By Stephanie Chesser, Michelle M. Porter & Anthony G. Tuckett
Cultivating citizen science for all: Ethical considerations for research projects involving diverse and marginalized populations is a critical appraisal and offers practical advice on the ethical considerations for citizen science projects involving diverse and marginalized populations. Our take-home message is two-fold: (1) explaining how the citizen science community can conduct research in ways that value inclusivity, adaptability, sensitivity, safety, and reciprocity; and (2) explaining why researchers designing citizen science projects ought scaffold every aspect of their research according to The Golden Rule. With this in mind, we have argued that citizen scientist volunteers are better positioned to be treated authentically and never as a mere means to an end. Ultimately, we contend that by implementing these recommendations, citizen science projects will be well-placed—from an ethical perspective—to achieve meaningful community engagement.
We put forward an argument for several ethical research considerations that we feel are necessary for citizen science projects wanting to involve individuals from traditionally marginalized groups (e.g. older people). To do this we first describe the notion of ethics in the context of citizen science research and some of the approaches professional researchers may choose to incorporate into projects to help ensure that citizen scientists are able to participate in meaningful and non-harmful ways.
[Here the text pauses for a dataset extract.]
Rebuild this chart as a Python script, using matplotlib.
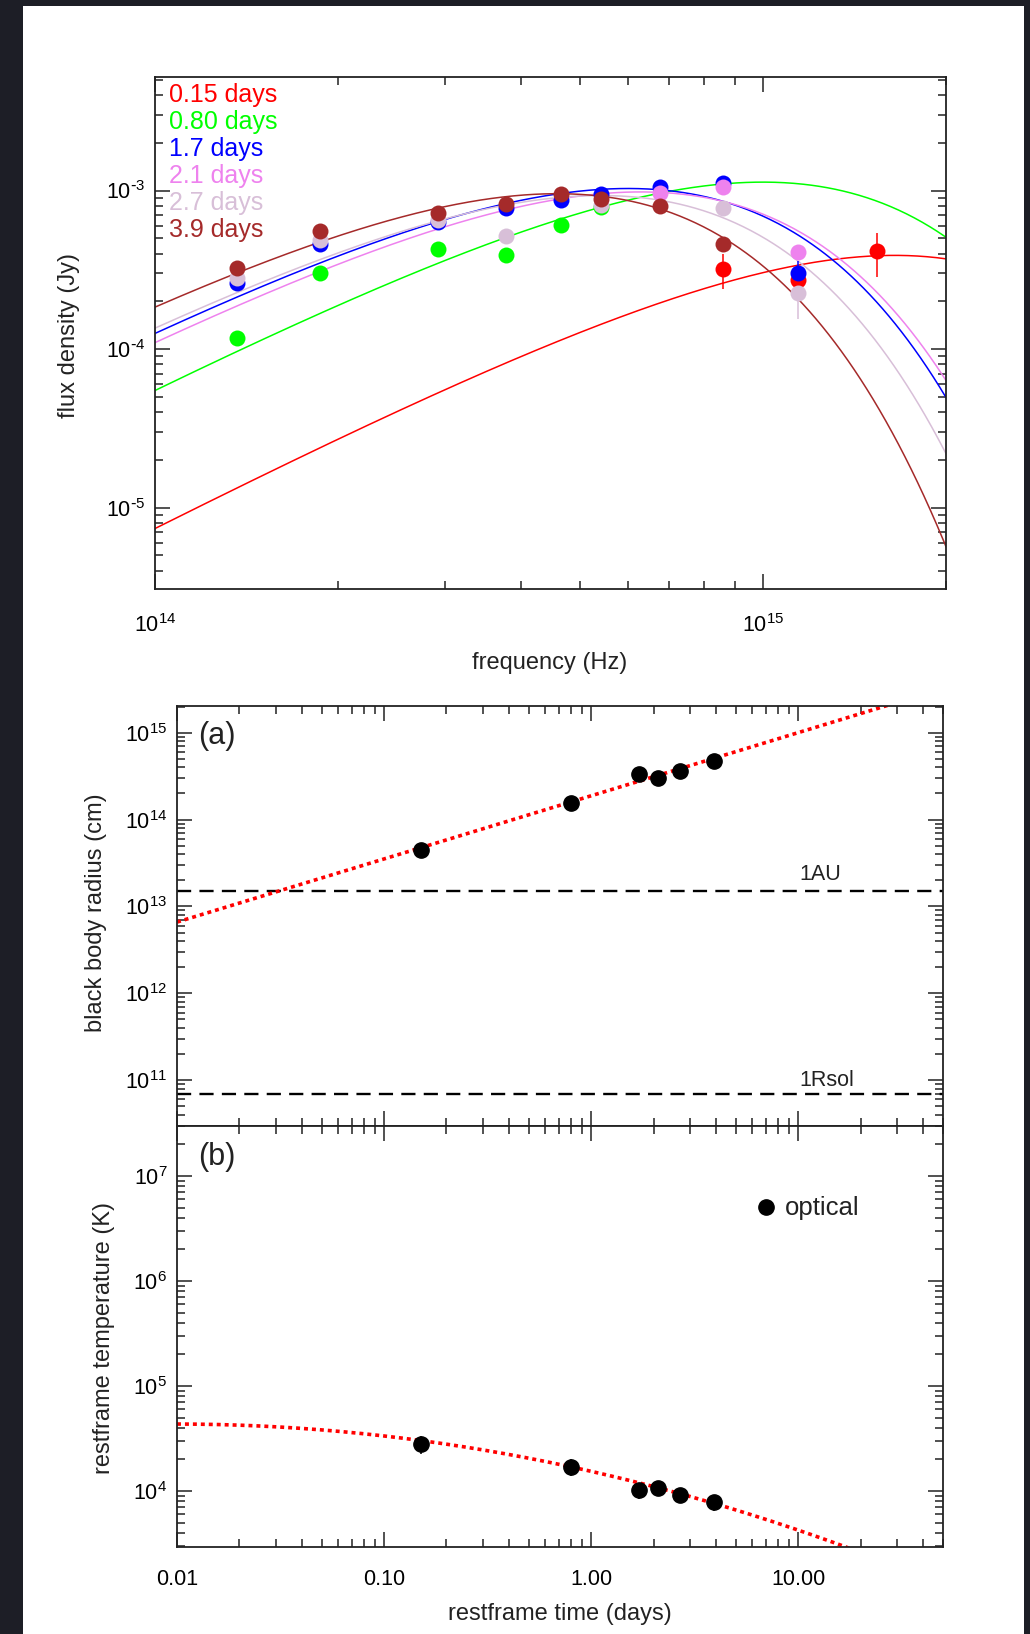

Finally, weaving together examples from published citizen science research in the human and health sciences along with current recommended standards for conducting citizen science, we suggest that projects with marginalized populations attend to five specific research elements: inclusivity, adaptability, sensitivity, safety, and reciprocity.
Our work is an international collaboration. It is a collaboration that has spanned four (4) years, but it is a manuscript that has required 18 months of dedicated thinking, writing and unwavering perseverance to have it come into print. We would say though, that when you know you have a manuscript with a useful message, it is worth pushing on and to never give up. It is a paper of two integrated parts – the backbone of the work is the five (5) elements around which we have wrapped the muscular core- an applied ethics approach encapsulated by the Golden Rule.
MP is the link between AT and SC, though AT and SC have never met. MP and AT met four years ago at a large, multidisciplinary, international meeting exploring the application of an approach to citizen science specifically in the health context. All three of us work with and are committed to the well-being of older people. SC and MP work closely together on a daily basis and co-created the ‘backbone’ whilst AT bought the applied ethics ‘muscularity’. The writing and redrafting was very much an iterative process – questioning and challenging ideas and the clarity of meaning. SC and MP nicely kept AT on task and his frustrations tempered. We were never writing a philosophical thesis. In the beginning and for the duration SC pushed the work on, whilst in the latter and final strides, AT got the manuscript over the line! In the thinking-writing nexus, we were also able to capitalise on the academic workload variations between north and south hemispheres so that as one of us got overwhelmed, fed-up or fatigued, the other stepped up to the plate. The writing team was a perfect fit.